You didn't understand the question. Why do you complain to Galanter about anti-war talk being marginalized and ridiculed, when you turn away from anti-war talk that appears on your television?


Because anti war talk has been marginalized for the last 6 years. Just because some commentators are expressing it now does not negate that fact. That marginalization contributed to the war policy becoming realized.

I also can watch or not watch whatever the fuck I want, just like you can. What about that can your authoritarian mind not grasp? There is no congnative dissonance here except for yours.

Rick Reuben wrote:Either accept the portion you get, or stop complaining that you don't get it when KO proves that it is on there if you want it.


I get my own portions elsewhere. What about this do you not understand? Why do I have to watch MSNBC?

Rick Reuben wrote:If you want to have a grudge against all television networks, then prove it- stop watching all television.


My actions and my decisions are not to be dictated by you nor do they need to be justified to you so fuck you. What about that do you not understand? Why do you constantly attempt to bully and push people into thinking and acting a certain way? We do not all think alike. We can't possibly all think alike. You are an authoritarian asshole.

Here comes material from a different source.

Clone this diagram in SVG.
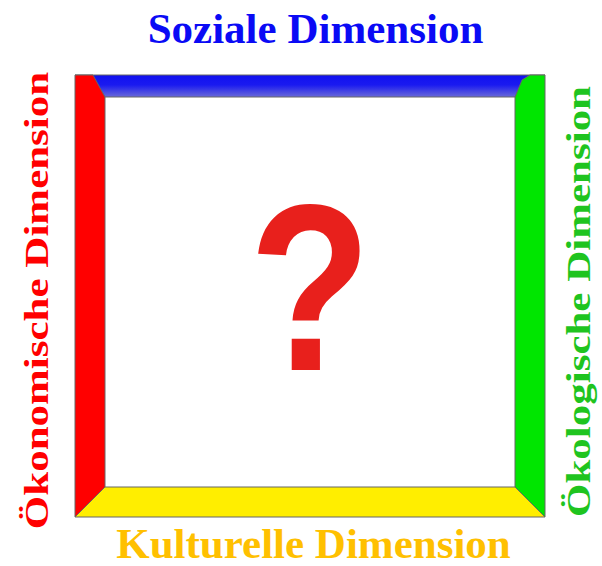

Rick Reuben wrote:If you continue to complain about what the networks are not giving you, that means that you are still investing belief in the corporate media as a valuable force, and then, if you don't take what you say you want when it is given to you, that just makes you look tempermental and confused. To continue to complain about what TV is not giving you when KO is broadcasting exactly what you claim to want- factual dissent- is weird.


Whatever the fuck you want to say about it sounds great to me.

Rick Reuben wrote:If you could fix your cognitive dissonance, then you'd make some really great posts to this thread, EPT.


If you weren't such a crybaby bullying authoritarian asshole people might actually respect you. Fuck you pal.